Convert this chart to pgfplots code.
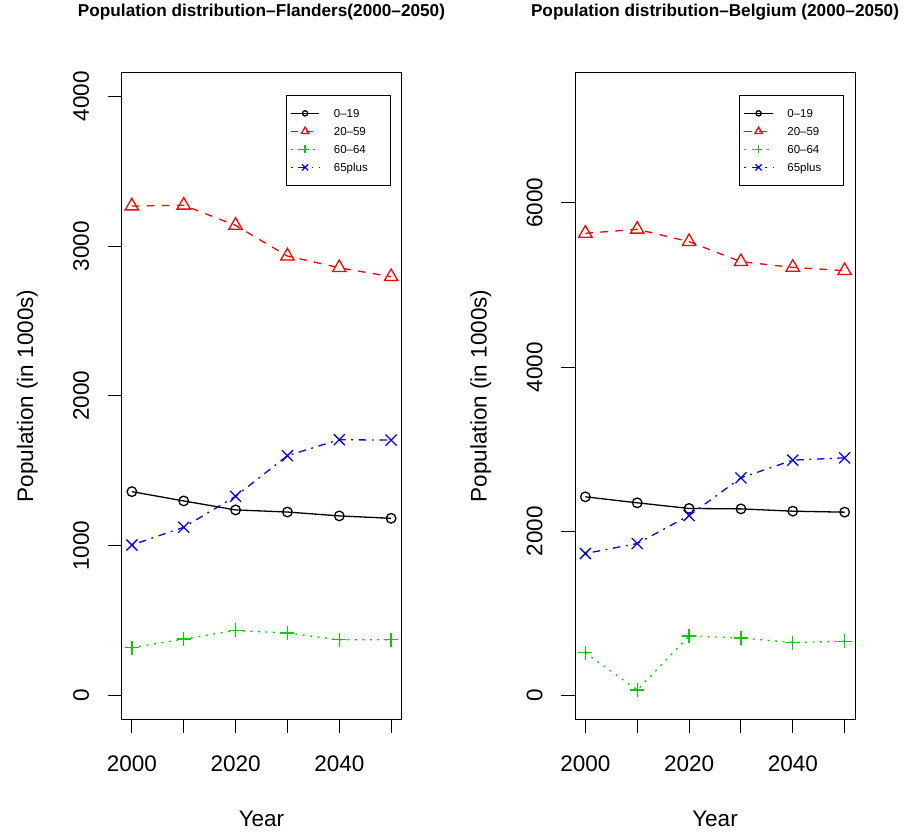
\documentclass[border=0pt]{standalone}
\usepackage{pgfplots}
\pgfplotsset{compat=1.18}
\usepackage{fontspec}
\setmainfont{Liberation Sans}
\definecolor{rred}{HTML}{FF0000}
\definecolor{rgreen}{HTML}{00CD00}
\definecolor{rblue}{HTML}{0000FF}
\pgfplotsset{
  rstyle/.style={
    scale only axis, width=280pt, height=647pt,
    axis line style={line width=1pt},
    xmin=1998, xmax=2052,
    xtick={2000,2010,2020,2030,2040,2050},
    xticklabels={2000,,2020,,2040,},
    tick align=outside, xtick pos=bottom, ytick pos=left,
    major tick length=14pt,
    tick style={line width=1pt, black},
    tick label style={font=\fontsize{22.5}{27}\selectfont},
    xticklabel style={anchor=base, inner sep=0pt, yshift=-37.7pt},
    yticklabel style={anchor=east, inner sep=0pt, xshift=-18.2pt},
    label style={font=\fontsize{22.5}{27}\selectfont},
    xlabel={Year}, ylabel={Population (in 1000s)},
    xlabel style={at={(axis description cs:0.5,-0.165)}, anchor=base},
    ylabel style={at={(axis description cs:-0.316,0.5)}, anchor=base},
    title style={at={(axis description cs:0.5,1)}, anchor=base, yshift=49.8pt, font=\bfseries\fontsize{17.2}{20}\selectfont},
    legend style={at={(axis description cs:0.96,0.965)}, anchor=north east,
      draw=black, line width=0.8pt, inner xsep=4.4pt, inner ysep=9pt,
      column sep=14pt, row sep=0pt,
      font=\fontsize{11.5}{14}\selectfont,
      nodes={inner sep=0pt, text height=13.1pt, text depth=4.9pt, text width=51.6pt, align=left}},
    legend cell align=left,
    legend image code/.code={\draw[mark repeat=2,mark phase=2,#1, every mark/.append style={scale=0.55}] plot coordinates {(0pt,0pt) (14.15pt,0pt) (28.3pt,0pt)};},
    every axis plot/.append style={line width=1.3pt},
  },
  s1/.style={black, solid, mark=o, mark size=4.8pt, mark options={solid}},
  s2/.style={rred, dash pattern=on 7.5pt off 7.5pt, mark=triangle, mark size=7.7pt, mark options={solid}},
  s3/.style={rgreen, dash pattern=on 1.9pt off 5.6pt, mark=+, mark size=7pt, mark options={solid}},
  s4/.style={rblue, dash pattern=on 1.9pt off 5.6pt on 7.5pt off 5.6pt, mark=x, mark size=7.8pt, mark options={solid}},
}
\begin{document}
\begin{tikzpicture}
\path[use as bounding box] (0pt,0pt) rectangle (907pt,832pt);
\begin{axis}[rstyle, at={(121.5pt,112.7pt)}, anchor=south west,
  title={Population distribution–Flanders(2000–2050)},
  ymin=-160, ymax=4160,
  ytick={0,1000,2000,3000,4000},
  yticklabels={\rotatebox{90}{0},\rotatebox{90}{1000},\rotatebox{90}{2000},\rotatebox{90}{3000},\rotatebox{90}{4000}},
]
\addplot[s1] coordinates {(2000,1360) (2010,1298) (2020,1238) (2030,1224) (2040,1198) (2050,1182)};
\addlegendentry{0–19}
\addplot[s2] coordinates {(2000,3267) (2010,3272) (2020,3138) (2030,2933) (2040,2855) (2050,2795)};
\addlegendentry{20–59}
\addplot[s3] coordinates {(2000,318) (2010,376) (2020,433) (2030,416) (2040,371) (2050,371)};
\addlegendentry{60–64}
\addplot[s4] coordinates {(2000,1004) (2010,1122) (2020,1329) (2030,1600) (2040,1707) (2050,1704)};
\addlegendentry{65plus}
\end{axis}
\begin{axis}[rstyle, at={(575pt,112.7pt)}, anchor=south west,
  title={Population distribution–Belgium (2000–2050)},
  ymin=-292, ymax=7592,
  ytick={0,2000,4000,6000},
  yticklabels={\rotatebox{90}{0},\rotatebox{90}{2000},\rotatebox{90}{4000},\rotatebox{90}{6000}},
]
\addplot[s1] coordinates {(2000,2419) (2010,2346) (2020,2277) (2030,2272) (2040,2244) (2050,2232)};
\addlegendentry{0–19}
\addplot[s2] coordinates {(2000,5630) (2010,5679) (2020,5528) (2030,5284) (2040,5215) (2050,5175)};
\addlegendentry{20–59}
\addplot[s3] coordinates {(2000,520) (2010,65) (2020,723) (2030,699) (2040,643) (2050,659)};
\addlegendentry{60–64}
\addplot[s4] coordinates {(2000,1728) (2010,1850) (2020,2191) (2030,2650) (2040,2866) (2050,2894)};
\addlegendentry{65plus}
\end{axis}
\end{tikzpicture}
\end{document}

§ DIRECTIONS
Identify lines with the string "code". Copy each one.

§ COMPLETED EXERCISE
Convert this chart to pgfplots code.
    legend image code/.code={\draw[mark repeat=2,mark phase=2,#1, every mark/.append style={scale=0.55}] plot coordinates {(0pt,0pt) (14.15pt,0pt) (28.3pt,0pt)};},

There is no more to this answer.